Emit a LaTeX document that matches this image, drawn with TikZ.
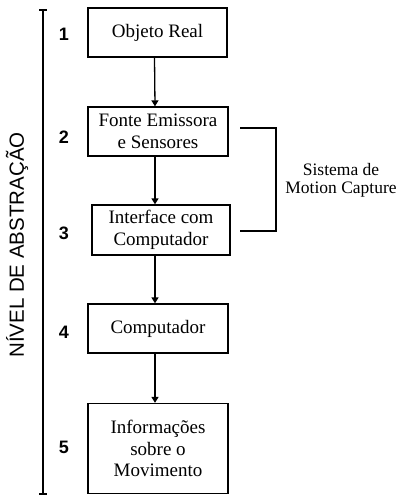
\documentclass[tikz,border=0pt]{standalone}
\usepackage{fontspec}
\setmainfont{Liberation Serif}
\newfontfamily\arialfont{Liberation Sans}
\usetikzlibrary{arrows.meta}
\begin{document}
\begin{tikzpicture}[x=1pt,y=-1pt,
  box/.style={draw,line width=1.3pt,minimum width=140pt,minimum height=49pt,inner sep=0pt,align=center,font=\fontsize{19}{21.5}\selectfont},
  arr/.style={line width=1.3pt,-{Triangle[width=7pt,length=6pt]}},
  num/.style={font=\arialfont\bfseries\fontsize{18}{20}\selectfont},
  line/.style={line width=1.3pt}]
\useasboundingbox (0,0) rectangle (398,497);
\node[box,minimum width=139pt] (b1) at (157.5,32.5) {Objeto Real};
\node[box] (b2) at (158,131.5) {Fonte Emissora\\e Sensores};
\node[box,minimum width=138pt,minimum height=50pt] (b3) at (161,230) {Interface com\\Computador};
\node[box] (b4) at (158,328.5) {Computador};
\node[box,minimum height=90pt] (b5) at (158,448.5) {Informações\\sobre o\\Movimento};
\draw[arr] ([xshift=-3pt]b1.south) -- ([xshift=-3pt]b2.north);
\draw[arr] ([xshift=-3pt]b2.south) -- ([xshift=-6pt]b3.north);
\draw[arr] ([xshift=-6pt]b3.south) -- ([xshift=-3pt]b4.north);
\draw[arr] ([xshift=-3pt]b4.south) -- ([xshift=-3pt]b5.north);
% axis
\coordinate (at) at (43,10);
\coordinate (ab) at (43,494);
\draw[line] (at) -- (ab);
\draw[line] ([xshift=-4pt]at) -- ([xshift=4pt]at);
\draw[line] ([xshift=-4pt]ab) -- ([xshift=4pt]ab);
\node[rotate=90,font=\arialfont\fontsize{20.5}{22}\selectfont] (lab) at (17,245) {NÍVEL DE ABSTRAÇÃO};
\node[num] (n1) at (64,34) {1};
\node[num] (n2) at (64,137) {2};
\node[num] (n3) at (64,233) {3};
\node[num] (n4) at (64,332) {4};
\node[num] (n5) at (64,447) {5};
% bracket
\coordinate (bt) at (240,128);
\coordinate (bb) at (240,231);
\draw[line] (bt) -- ++(36,0) |- (bb);
\node[align=center,inner sep=0pt,font=\fontsize{17.5}{18}\selectfont] (mc) at (341,180) {Sistema de\\Motion Capture};
\end{tikzpicture}
\end{document}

━━━━━━━━━━━━━━━━

Print out the whole of the material word for word, without pictures.

* _REPLY_
Emit a LaTeX document that matches this image, drawn with TikZ.
\documentclass[tikz,border=0pt]{standalone}
\usepackage{fontspec}
\setmainfont{Liberation Serif}
\newfontfamily\arialfont{Liberation Sans}
\usetikzlibrary{arrows.meta}
\begin{document}
\begin{tikzpicture}[x=1pt,y=-1pt,
  box/.style={draw,line width=1.3pt,minimum width=140pt,minimum height=49pt,inner sep=0pt,align=center,font=\fontsize{19}{21.5}\selectfont},
  arr/.style={line width=1.3pt,-{Triangle[width=7pt,length=6pt]}},
  num/.style={font=\arialfont\bfseries\fontsize{18}{20}\selectfont},
  line/.style={line width=1.3pt}]
\useasboundingbox (0,0) rectangle (398,497);
\node[box,minimum width=139pt] (b1) at (157.5,32.5) {Objeto Real};
\node[box] (b2) at (158,131.5) {Fonte Emissora\\e Sensores};
\node[box,minimum width=138pt,minimum height=50pt] (b3) at (161,230) {Interface com\\Computador};
\node[box] (b4) at (158,328.5) {Computador};
\node[box,minimum height=90pt] (b5) at (158,448.5) {Informações\\sobre o\\Movimento};
\draw[arr] ([xshift=-3pt]b1.south) -- ([xshift=-3pt]b2.north);
\draw[arr] ([xshift=-3pt]b2.south) -- ([xshift=-6pt]b3.north);
\draw[arr] ([xshift=-6pt]b3.south) -- ([xshift=-3pt]b4.north);
\draw[arr] ([xshift=-3pt]b4.south) -- ([xshift=-3pt]b5.north);
% axis
\coordinate (at) at (43,10);
\coordinate (ab) at (43,494);
\draw[line] (at) -- (ab);
\draw[line] ([xshift=-4pt]at) -- ([xshift=4pt]at);
\draw[line] ([xshift=-4pt]ab) -- ([xshift=4pt]ab);
\node[rotate=90,font=\arialfont\fontsize{20.5}{22}\selectfont] (lab) at (17,245) {NÍVEL DE ABSTRAÇÃO};
\node[num] (n1) at (64,34) {1};
\node[num] (n2) at (64,137) {2};
\node[num] (n3) at (64,233) {3};
\node[num] (n4) at (64,332) {4};
\node[num] (n5) at (64,447) {5};
% bracket
\coordinate (bt) at (240,128);
\coordinate (bb) at (240,231);
\draw[line] (bt) -- ++(36,0) |- (bb);
\node[align=center,inner sep=0pt,font=\fontsize{17.5}{18}\selectfont] (mc) at (341,180) {Sistema de\\Motion Capture};
\end{tikzpicture}
\end{document}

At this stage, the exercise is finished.